Without the structure, revision round three often becomes revision round one again because nobody remembers what was tried. Our Pro Tools vocal workflow has examples of how professional sessions handle this kind of back-referencing.
Frequently Asked Questions
Q: Do I need a separate cloud folder for each song?
A: Yes, inside a shared parent folder for the project. One parent (Flynn_Album_2026) with subfolders per song (01_Nightdrive, 02_Crossfade, etc.). One shared link, many song folders inside it.
Q: Should the engineer have write access to the shared folder?
A: Yes, but only to specific subfolders (03_Mix_Revs and 04_Delivered). Keep 00_Session, 01_Stems, and 02_Reference as read-only so nothing gets accidentally overwritten.
Q: What if my DAW stores sessions in its own project format I cannot share?
A: You do not need to share the session file itself. Share bounced stems. The session file stays local for your use only.
Q: Is it okay to send stems one at a time as I bounce them?
A: No. Bounce them all, organize, zip, and send the whole package at once. Trickling stems creates confusion and revision friction.
Q: How long should I keep old revision files?
A: At least 12 months after delivery. Many artists return to songs to sync-pitch, remix, or repurpose, and the revision history is useful. Cloud storage is cheap enough that deletion rarely saves meaningful space.

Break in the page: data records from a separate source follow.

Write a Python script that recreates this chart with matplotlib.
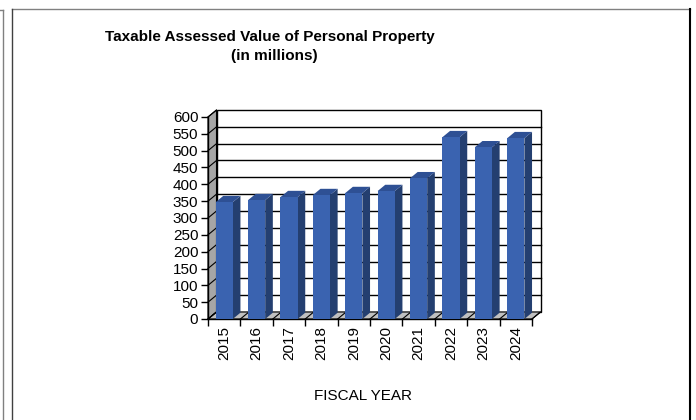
import numpy as np
import matplotlib
matplotlib.use("Agg")
import matplotlib.pyplot as plt
from matplotlib.patches import Polygon, Rectangle
from matplotlib.lines import Line2D

plt.rcParams['font.family'] = ['Liberation Sans', 'DejaVu Sans']

# fiscal years and taxable assessed value of personal property ($ millions)
years = ["2015", "2016", "2017", "2018", "2019", "2020", "2021", "2022", "2023", "2024"]
values = [347, 353, 362, 368, 374, 380, 418, 540, 510, 537]
y_ticks = list(range(0, 601, 50))

W, H = 696, 420
fig = plt.figure(figsize=(W / 100, H / 100), dpi=100)

def px_line(x0, y0, x1, y1, **kw):
    # line in figure pixel coords, y measured from the top
    fig.add_artist(Line2D([x0 / W, x1 / W], [1 - y0 / H, 1 - y1 / H],
                          transform=fig.transFigure, **kw))

# outer frames
px_line(0, 10, 2.5, 10, color="#808080", lw=1)
px_line(2.5, 10, 2.5, 420, color="#808080", lw=1)
px_line(12, 8.5, 690, 8.5, color="#808080", lw=1)
px_line(12, 8.5, 12, 420, color="#404040", lw=1)
px_line(690, 8.5, 690, 420, color="black", lw=1.5)

# front plane of the plot area: x 208..532, y 117..319 (pixels)
ax = fig.add_axes([208 / W, 1 - 319 / H, 324 / W, 202 / H])
n = len(years)
ax.set_xlim(-0.5, n - 0.5)
ax.set_ylim(0, 600)
ax.patch.set_visible(False)
for s in ["top", "right"]:
    ax.spines[s].set_visible(False)
ax.spines["left"].set_linewidth(1)
ax.spines["bottom"].set_linewidth(1)

# depth vector of the 3-D box in data units (about 8 px right, 7 px up)
DX = 8.5 / (324 / n)
DY = 7 / (202 / 600)
x0, x1 = -0.5, n - 0.5

# back wall with gridlines
ax.add_patch(Rectangle((x0 + DX, DY), n, 600, facecolor="white",
                       edgecolor="black", lw=1, clip_on=False, zorder=1))
for v in y_ticks[1:-1]:
    ax.plot([x0 + DX, x1 + DX], [v + DY, v + DY], color="black", lw=1,
            clip_on=False, zorder=1.5)

# side wall
ax.add_patch(Polygon([(x0, 0), (x0, 600), (x0 + DX, 600 + DY), (x0 + DX, DY)],
                     closed=True, facecolor="#A6A6A6", edgecolor="black",
                     lw=0.8, clip_on=False, zorder=2))
for v in y_ticks:
    ax.plot([x0, x0 + DX], [v, v + DY], color="black", lw=0.8,
            clip_on=False, zorder=2.1)

# floor
ax.add_patch(Polygon([(x0, 0), (x1, 0), (x1 + DX, DY), (x0 + DX, DY)],
                     closed=True, facecolor="#C0C0C0", edgecolor="black",
                     lw=0.8, clip_on=False, zorder=2))
for k in range(n + 1):
    ax.plot([k - 0.5, k - 0.5 + DX], [0, DY], color="black", lw=0.8,
            clip_on=False, zorder=2.1)

# bars
bw = 0.53
bdx, bdy = DX * 0.9, DY * 0.9
for i, v in enumerate(values):
    l, r = i - bw / 2, i + bw / 2
    ax.add_patch(Polygon([(r, 0), (r, v), (r + bdx, v + bdy), (r + bdx, bdy)],
                         closed=True, facecolor="#243F70", edgecolor="none",
                         clip_on=False, zorder=3))
    ax.add_patch(Polygon([(l, v), (r, v), (r + bdx, v + bdy), (l + bdx, v + bdy)],
                         closed=True, facecolor="#2E5094", edgecolor="none",
                         clip_on=False, zorder=3))
    ax.add_patch(Rectangle((l, 0), bw, v, facecolor="#3A63B0",
                           edgecolor="none", clip_on=False, zorder=3.5))

# axes ticks and labels
ax.set_yticks(y_ticks)
ax.tick_params(axis="y", direction="out", length=5, width=1, labelsize=11,
               pad=2, colors="black")
ax.set_xticks(np.arange(n + 1) - 0.5)
ax.set_xticklabels([])
ax.tick_params(axis="x", which="major", direction="out", length=5, width=1)
ax.set_xticks(np.arange(n), minor=True)
ax.set_xticklabels(years, minor=True, rotation=90, fontsize=11)
ax.tick_params(axis="x", which="minor", length=0, pad=5)

fig.text(270 / W, 1 - 37 / H, "Taxable Assessed Value of Personal Property",
         ha="center", va="center", fontsize=11, fontweight="bold")
fig.text(274 / W, 1 - 56 / H, "(in millions)", ha="center", va="center",
         fontsize=11, fontweight="bold")
fig.text(363 / W, 1 - 396 / H, "FISCAL YEAR", ha="center", va="center",
         fontsize=11)

fig.savefig("out.png", dpi=100)
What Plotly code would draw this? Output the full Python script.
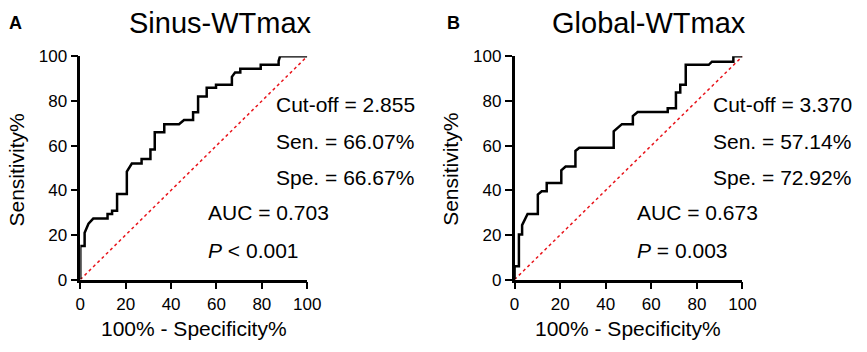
import plotly.graph_objects as go

# ---- data ----
sinus_fpr = [0, 0, 1.9, 1.9, 3.6, 5.7, 12.0, 12.0, 14.0, 14.0, 16.2, 16.2, 20.5, 20.5, 22.7,
             27.0, 27.0, 30.9, 30.9, 32.8, 32.8, 37.0, 37.0, 43.5, 45.7, 49.7, 49.7, 51.9, 51.9,
             55.7, 55.7, 59.8, 59.8, 66.8, 66.8, 68.2, 70.5, 70.5, 79.5, 79.5, 87.4, 87.4, 88.0, 100]
sinus_tpr = [0, 15.0, 15.0, 21.0, 25.0, 27.3, 27.3, 29.4, 29.4, 30.8, 30.8, 38.3, 38.3, 48.4, 52.0,
             52.0, 54.0, 54.0, 58.3, 58.3, 66.0, 66.0, 69.6, 69.6, 71.5, 71.5, 74.9, 74.9, 82.0,
             82.0, 85.9, 85.9, 87.3, 87.3, 90.8, 92.7, 92.7, 94.4, 94.4, 96.2, 96.2, 97.9, 100, 100]

global_fpr = [0, 0, 1.9, 1.9, 3.3, 3.3, 5.7, 10.2, 10.2, 11.9, 14.1, 14.1, 20.5, 20.5, 22.4,
              26.7, 26.7, 28.4, 43.5, 43.5, 47.1, 51.9, 51.9, 54.0, 67.2, 67.2, 70.8, 70.8,
              72.7, 72.7, 75.1, 75.1, 85.2, 86.6, 96.0, 96.0, 100]
global_tpr = [0, 6.0, 6.0, 20.2, 20.2, 24.4, 29.4, 29.4, 38.1, 39.5, 39.5, 43.2, 43.2, 48.9, 50.6,
              50.6, 57.6, 59.0, 59.0, 66.4, 69.6, 69.6, 73.2, 75.0, 75.0, 76.7, 76.7, 83.8,
              83.8, 87.3, 87.3, 96.2, 96.2, 97.6, 97.6, 100, 100]

panel_titles = ["Sinus-WTmax", "Global-WTmax"]
panel_letters = ["A", "B"]
stats_left = ["Cut-off = 2.855", "Sen. = 66.07%", "Spe. = 66.67%", "AUC = 0.703", "<i>P</i> &lt; 0.001"]
stats_right = ["Cut-off = 3.370", "Sen. = 57.14%", "Spe. = 72.92%", "AUC = 0.673", "<i>P</i> = 0.003"]
tick_vals = [0, 20, 40, 60, 80, 100]
ref_line = [0, 100]

W, H = 867, 352
FONT = "Arial, Liberation Sans, sans-serif"

def px(x):
    return x / W

def py(y):
    return 1 - y / H

fig = go.Figure()

for xa, ya in (("x", "y"), ("x2", "y2")):
    fig.add_trace(go.Scatter(x=ref_line, y=ref_line, mode="lines",
                             line=dict(color="#e8141b", width=1.5, dash="dot"),
                             xaxis=xa, yaxis=ya, showlegend=False, cliponaxis=False,
                             hoverinfo="skip"))
fig.add_trace(go.Scatter(x=sinus_fpr, y=sinus_tpr, mode="lines",
                         line=dict(color="black", width=2.5),
                         xaxis="x", yaxis="y", showlegend=False, cliponaxis=False))
fig.add_trace(go.Scatter(x=global_fpr, y=global_tpr, mode="lines",
                         line=dict(color="black", width=2.5),
                         xaxis="x2", yaxis="y2", showlegend=False, cliponaxis=False))

axis_common = dict(range=[0, 100], tickvals=tick_vals, ticks="outside", ticklen=7, tickwidth=2,
                   tickcolor="black", showline=True, linecolor="black", linewidth=2.5,
                   showgrid=False, zeroline=False, tickfont=dict(family=FONT, size=17, color="black"))

ydom = [py(286), py(50)]
fig.update_layout(
    width=W, height=H, margin=dict(l=0, r=0, t=0, b=0),
    paper_bgcolor="white", plot_bgcolor="white",
    xaxis=dict(domain=[px(77), px(309)], anchor="y", **axis_common),
    yaxis=dict(domain=ydom, anchor="x", **axis_common),
    xaxis2=dict(domain=[px(521), px(754)], anchor="y2", **axis_common),
    yaxis2=dict(domain=ydom, anchor="x2", **axis_common),
)

ann = []
def add_text(text, x, y, size, xanchor="center", yanchor="middle", textangle=0):
    ann.append(dict(text=text, x=px(x), y=py(y), xref="paper", yref="paper",
                    xanchor=xanchor, yanchor=yanchor, showarrow=False, textangle=textangle,
                    font=dict(family=FONT, size=size, color="black")))

add_text(panel_titles[0], 220, 15, 29)
add_text(panel_titles[1], 658, 15, 29)
add_text("<b>%s</b>" % panel_letters[0], 11, 15, 18)
add_text("<b>%s</b>" % panel_letters[1], 459, 15, 18)

add_text("100% - Specificity%", 193, 338, 21)
add_text("100% - Specificity%", 637, 338, 21)
add_text("Sensitivity%", 12, 170, 21, textangle=-90)
add_text("Sensitivity%", 456, 170, 21, textangle=-90)

for i, ys in enumerate([101, 140, 178]):
    add_text(stats_left[i], 275, ys, 21, xanchor="left")
    add_text(stats_right[i], 722, ys, 21, xanchor="left")
for j, ys in enumerate([215, 255]):
    add_text(stats_left[3 + j], 206, ys, 21, xanchor="left")
    add_text(stats_right[3 + j], 644, ys, 21, xanchor="left")

fig.update_layout(annotations=ann)
fig.write_html("out.html",
               config={"displayModeBar": False},
               post_script="document.body.style.margin='0';document.body.style.overflow='hidden';")
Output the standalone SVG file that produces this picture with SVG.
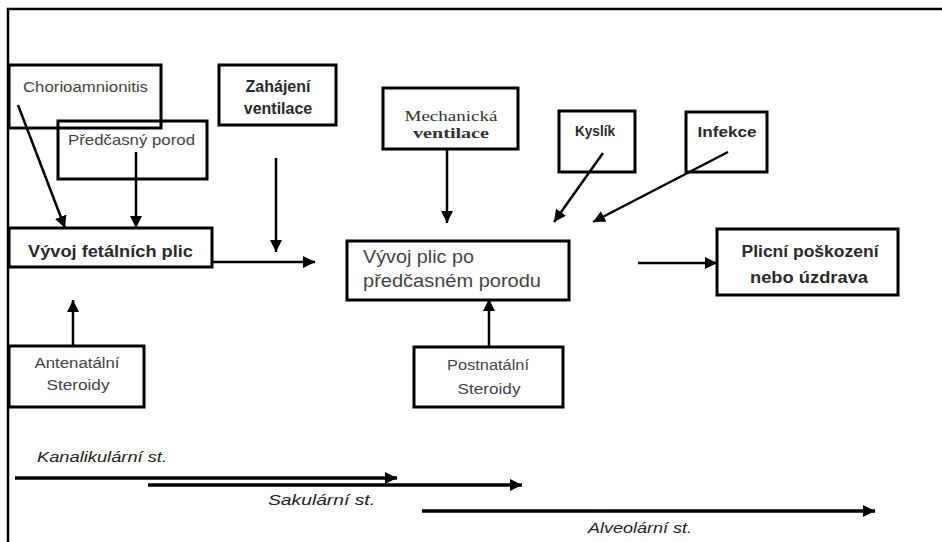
<svg xmlns="http://www.w3.org/2000/svg" width="942" height="542" viewBox="0 0 942 542">
<style>
.box{fill:none;stroke:#000;stroke-width:3}
.frame{fill:none;stroke:#000;stroke-width:2.5}
.con{fill:none;stroke:#000;stroke-width:2.5;marker-end:url(#ah)}
.tl{fill:none;stroke:#000;stroke-width:3.5;marker-end:url(#ah2)}
.t{font-family:"Liberation Sans",Arial,sans-serif;fill:#444}
.tb{font-family:"Liberation Sans",Arial,sans-serif;font-weight:bold;fill:#2a2a2a}
.ts{font-family:"Liberation Serif","Times New Roman",serif;fill:#333}
.ti{font-family:"Liberation Sans",Arial,sans-serif;font-style:italic;fill:#222}
</style>
<defs>
<marker id="ah" markerUnits="userSpaceOnUse" markerWidth="14" markerHeight="12" refX="12" refY="6" orient="auto"><path d="M0,0 L12,6 L0,12 Z" fill="#000"/></marker>
<marker id="ah2" markerUnits="userSpaceOnUse" markerWidth="14" markerHeight="12" refX="12" refY="6" orient="auto"><path d="M0,0 L12,6 L0,12 Z" fill="#000"/></marker>
</defs>
<rect width="942" height="542" fill="#fff"/>
<path class="frame" d="M8,542 V9 H942"/>

<g id="chorioamnionitis">
<rect class="box" x="9" y="65" width="152" height="63"/>
<text class="t" x="23" y="92" font-size="15" textLength="125" lengthAdjust="spacingAndGlyphs" fill="#555">Chorioamnionitis</text>
</g>
<g id="predcasny-porod">
<rect class="box" x="58" y="121" width="149" height="58"/>
<text class="t" x="68" y="145" font-size="15" textLength="127" lengthAdjust="spacingAndGlyphs">Předčasný porod</text>
</g>
<g id="zahajeni-ventilace">
<rect class="box" x="219" y="65" width="117" height="60"/>
<text class="tb" x="278" y="92" font-size="16" text-anchor="middle">Zahájení</text>
<text class="tb" x="278" y="114" font-size="16" text-anchor="middle">ventilace</text>
</g>
<g id="vyvoj-fetalnich-plic">
<rect class="box" x="9" y="228" width="203" height="39"/>
<text class="tb" x="28" y="257" font-size="17" textLength="165" lengthAdjust="spacingAndGlyphs">Vývoj fetálních plic</text>
</g>
<g id="mechanicka-ventilace">
<rect class="box" x="383" y="88" width="135" height="61"/>
<text class="ts" x="451" y="121" font-size="15" text-anchor="middle" textLength="93" lengthAdjust="spacingAndGlyphs">Mechanická</text>
<text class="ts" x="451" y="138" font-size="15" font-weight="bold" text-anchor="middle" textLength="76" lengthAdjust="spacingAndGlyphs">ventilace</text>
</g>
<g id="kyslik">
<rect class="box" x="559" y="111" width="76" height="61"/>
<text class="tb" x="595" y="136" font-size="15" text-anchor="middle" textLength="40" lengthAdjust="spacingAndGlyphs">Kyslík</text>
</g>
<g id="infekce">
<rect class="box" x="686" y="112" width="81" height="60"/>
<text class="tb" x="727" y="137" font-size="15" text-anchor="middle" textLength="59" lengthAdjust="spacingAndGlyphs">Infekce</text>
</g>
<g id="vyvoj-plic-po-porodu">
<rect class="box" x="347" y="241" width="222" height="59"/>
<text class="t" x="363" y="263" font-size="18" textLength="111" lengthAdjust="spacingAndGlyphs" fill="#333">Vývoj plic po</text>
<text class="t" x="363" y="287" font-size="18" textLength="178" lengthAdjust="spacingAndGlyphs" fill="#333">předčasném porodu</text>
</g>
<g id="plicni-poskozeni">
<rect class="box" x="717" y="229" width="181" height="66"/>
<text class="tb" x="810" y="257" font-size="16" text-anchor="middle" textLength="137" lengthAdjust="spacingAndGlyphs">Plicní poškození</text>
<text class="tb" x="809" y="283" font-size="16" text-anchor="middle" textLength="118" lengthAdjust="spacingAndGlyphs">nebo úzdrava</text>
</g>
<g id="antenatalni-steroidy">
<rect class="box" x="9" y="346" width="135" height="61"/>
<text class="t" x="77" y="368" font-size="14" text-anchor="middle" textLength="85" lengthAdjust="spacingAndGlyphs">Antenatální</text>
<text class="t" x="78" y="390" font-size="14" text-anchor="middle" textLength="63" lengthAdjust="spacingAndGlyphs">Steroidy</text>
</g>
<g id="postnatalni-steroidy">
<rect class="box" x="414" y="347" width="149" height="60"/>
<text class="t" x="488" y="370" font-size="14" text-anchor="middle" textLength="82" lengthAdjust="spacingAndGlyphs">Postnatální</text>
<text class="t" x="489" y="394" font-size="14" text-anchor="middle" textLength="63" lengthAdjust="spacingAndGlyphs">Steroidy</text>
</g>

<g id="connectors">
<line class="con" x1="18" y1="105" x2="65" y2="228"/>
<line class="con" x1="136" y1="152" x2="136" y2="228"/>
<line class="con" x1="276" y1="158" x2="276" y2="252"/>
<line class="con" x1="212" y1="262" x2="315" y2="262"/>
<line class="con" x1="447" y1="149" x2="447" y2="223"/>
<line class="con" x1="603" y1="153" x2="554" y2="222"/>
<line class="con" x1="728" y1="152" x2="593" y2="222"/>
<line class="con" x1="638" y1="263" x2="717" y2="263"/>
<line class="con" x1="73" y1="346" x2="73" y2="300"/>
<line class="con" x1="489" y1="347" x2="489" y2="299"/>
</g>

<g id="timeline">
<line class="tl" x1="15" y1="478" x2="397" y2="478"/>
<line class="tl" x1="148" y1="485" x2="522" y2="485"/>
<line class="tl" x1="422" y1="511" x2="875" y2="511"/>
<text class="ti" x="37" y="462" font-size="15" textLength="130" lengthAdjust="spacingAndGlyphs">Kanalikulární st.</text>
<text class="ti" x="268" y="505" font-size="15" textLength="107" lengthAdjust="spacingAndGlyphs">Sakulární st.</text>
<text class="ti" x="588" y="533" font-size="15" textLength="104" lengthAdjust="spacingAndGlyphs">Alveolární st.</text>
</g>
</svg>
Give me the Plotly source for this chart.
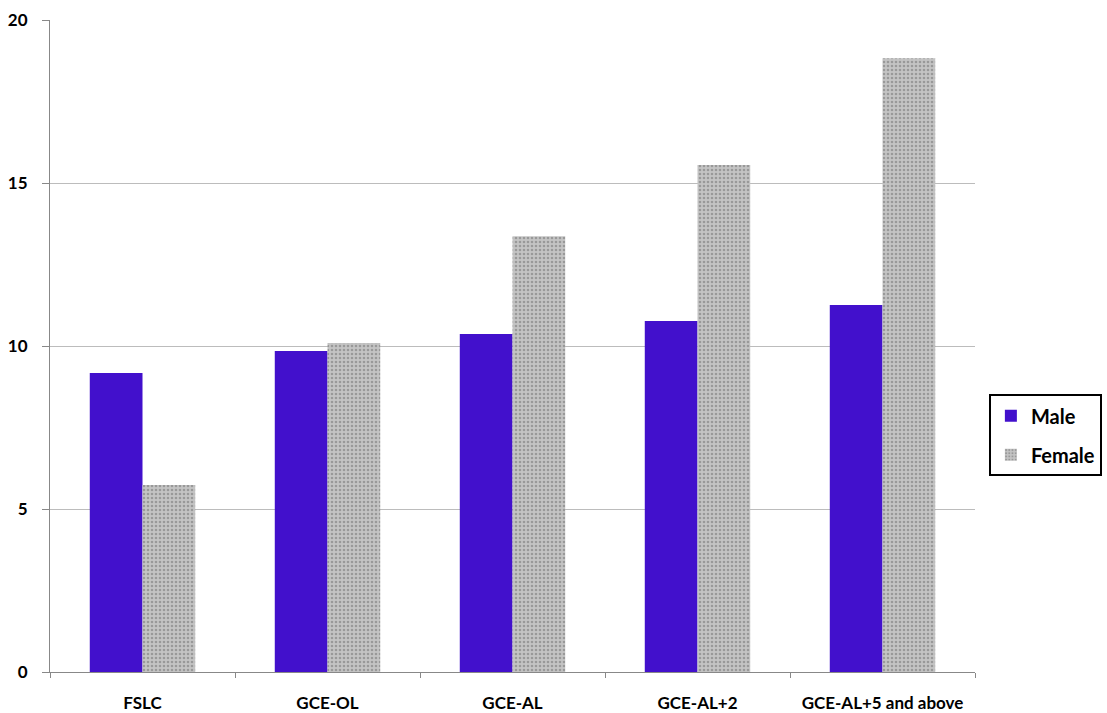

Next Step After the Structure Is Set Up
Create the five-folder template once and clone it for every new song. Share the parent folder with the engineer on the first collaboration, and re-use the same link across songs. Once the structure is in place, the cost of maintaining it drops to near zero, and every future project starts with the friction already removed.